No writer has any control over what readers do with their works, nor how they interpret them, once they are released. If they wished for such control, they would have to leave them in unpublished manuscript form at the bottom of a drawer. Many do just that with some or all of their writing, for fear it will be misunderstood or twisted.
But once a book is published, the final act of creation lies with the reader. Tolkien's wish not to have his work 'allegorised' is naive, to the extent of being disingenuous, I would suggest, above all in a learned scholar of mythology. Myth and stories are always allegories, whether intentionally or not, since they, like The Shire, do not exist within a vacuum.
I would agree that it seems somewhat absurd to see TLOTR as a right-wing treatise. Given its immediate historical context, it seems far more explicitly a fantastical reflection of the Second World War and the role of Britain and its allies in confronting both the appeasers within their borders and the growing horror of Nazi Germany and Japanese imperialism.

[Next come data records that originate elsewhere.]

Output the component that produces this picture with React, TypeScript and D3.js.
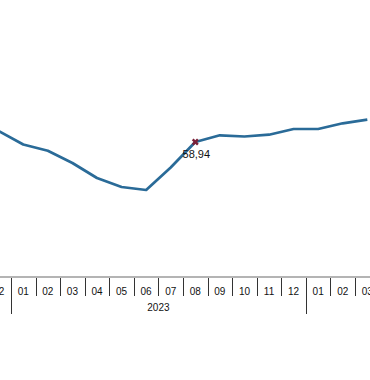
import React, { useEffect, useRef } from "react";
import * as d3 from "d3";

// monthly series, Dec 2022 .. Mar 2024
const months = ["12", "01", "02", "03", "04", "05", "06", "07", "08", "09", "10", "11", "12", "01", "02", "03"];
const years = [2022, 2023, 2023, 2023, 2023, 2023, 2023, 2023, 2023, 2023, 2023, 2023, 2023, 2024, 2024, 2024];
const values = [61.14, 58.44, 57.2, 54.74, 51.74, 49.94, 49.34, 53.84, 58.94, 60.28, 60.04, 60.4, 61.54, 61.54, 62.68, 63.4];
const labelled = [8]; // index of the point with a value label

const width = 370;
const height = 380;

function LineChart() {
  const ref = useRef<SVGSVGElement>(null);

  useEffect(() => {
    const svg = d3.select(ref.current);
    svg.selectAll("*").remove();

    const idx = months.map((_, i) => i);
    const x = d3.scaleBand<number>()
      .domain(idx)
      .range([-13.6, 379.6])
      .padding(0);
    const bw = x.bandwidth();
    const cx = (i: number) => (x(i) as number) + bw / 2;

    const y = d3.scaleLinear().domain([40, 70]).range([236.7, 86.7]);

    const axisY = 277;

    // axis baseline
    svg.append("line")
      .attr("x1", 0).attr("x2", width)
      .attr("y1", axisY).attr("y2", axisY)
      .attr("stroke", "#b4b4b4")
      .attr("stroke-width", 2);

    // month separators, longer at the start of a year
    const g = svg.append("g");
    idx.forEach((i) => {
      if (i === 0) return;
      const xs = Math.round(x(i) as number) + 0.5;
      const newYear = years[i] !== years[i - 1];
      g.append("line")
        .attr("x1", xs).attr("x2", xs)
        .attr("y1", axisY + 1)
        .attr("y2", newYear ? 314 : 296)
        .attr("stroke", "#333")
        .attr("stroke-width", 1);
    });

    g.selectAll("text.month")
      .data(idx)
      .join("text")
      .attr("class", "month")
      .attr("x", (i) => cx(i))
      .attr("y", 295)
      .attr("text-anchor", "middle")
      .attr("font-family", "Arial, 'Liberation Sans', sans-serif")
      .attr("font-size", 10)
      .attr("fill", "#111")
      .text((i) => months[i]);

    // year label sits in the middle of its twelve-month block
    const yearList = Array.from(new Set(years));
    yearList.forEach((yr) => {
      const first = years.indexOf(yr);
      const m = +months[first];
      const start = (x(first) as number) - (m - 1) * bw;
      const mid = start + 6 * bw;
      if (mid < 0 || mid > width) return;
      g.append("text")
        .attr("x", mid)
        .attr("y", 311)
        .attr("text-anchor", "middle")
        .attr("font-family", "Arial, 'Liberation Sans', sans-serif")
        .attr("font-size", 10)
        .attr("fill", "#111")
        .text(yr);
    });

    const line = d3.line<number>()
      .x((i) => cx(i))
      .y((i) => y(values[i]));

    svg.append("path")
      .datum(idx)
      .attr("fill", "none")
      .attr("stroke", "#2a6b98")
      .attr("stroke-width", 2.7)
      .attr("stroke-linejoin", "round")
      .attr("d", line);

    labelled.forEach((i) => {
      svg.append("path")
        .attr("transform", `translate(${cx(i)},${y(values[i])}) rotate(45)`)
        .attr("d", d3.symbol(d3.symbolCross, 30)())
        .attr("fill", "#7a2038");
      svg.append("text")
        .attr("x", cx(i) + 1)
        .attr("y", y(values[i]) + 16)
        .attr("text-anchor", "middle")
        .attr("font-family", "Arial, 'Liberation Sans', sans-serif")
        .attr("font-size", 11)
        .attr("fill", "#111")
        .text(values[i].toFixed(2).replace(".", ","));
    });
  }, []);

  return (
    <svg
      ref={ref}
      width={width}
      height={height}
      style={{ position: "absolute", left: 0, top: 0, background: "#fff", display: "block" }}
    />
  );
}

export default function App() {
  return <LineChart />;
}
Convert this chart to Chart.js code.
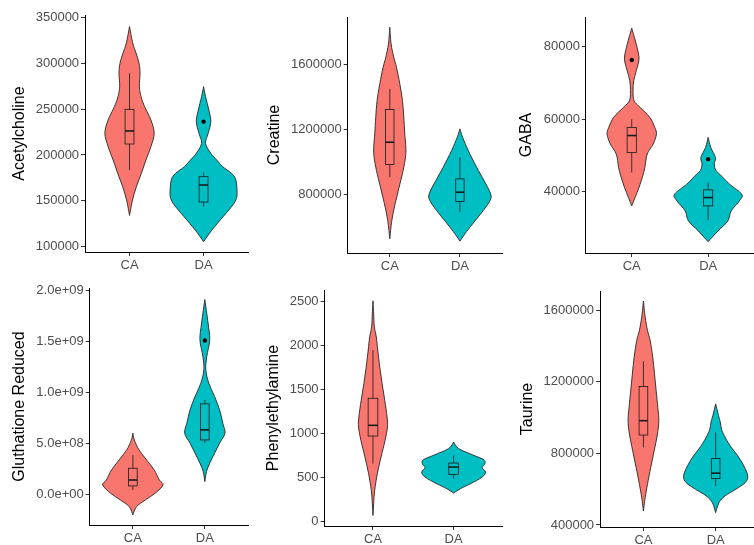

No, it is not meant as 'an allegory' of that global conflict. It is its own story in its own right. But neither writer nor reader can help but be consciously and subconsciously influenced by that geopolitical and philosophical context, whatever they may claim.
Any claim that such interpretations are 'treason' seems very strange. Treason presupposes a prior oath or duty of loyalty which has been breached. I don't see how this could possibly exist in a reader of a novel.
There is, perhaps, a duty towards literature itself on the part of Tolkien, as writer and literary scholar, with which any vain dictate as to the permitted interpretations of his work would indeed conflict.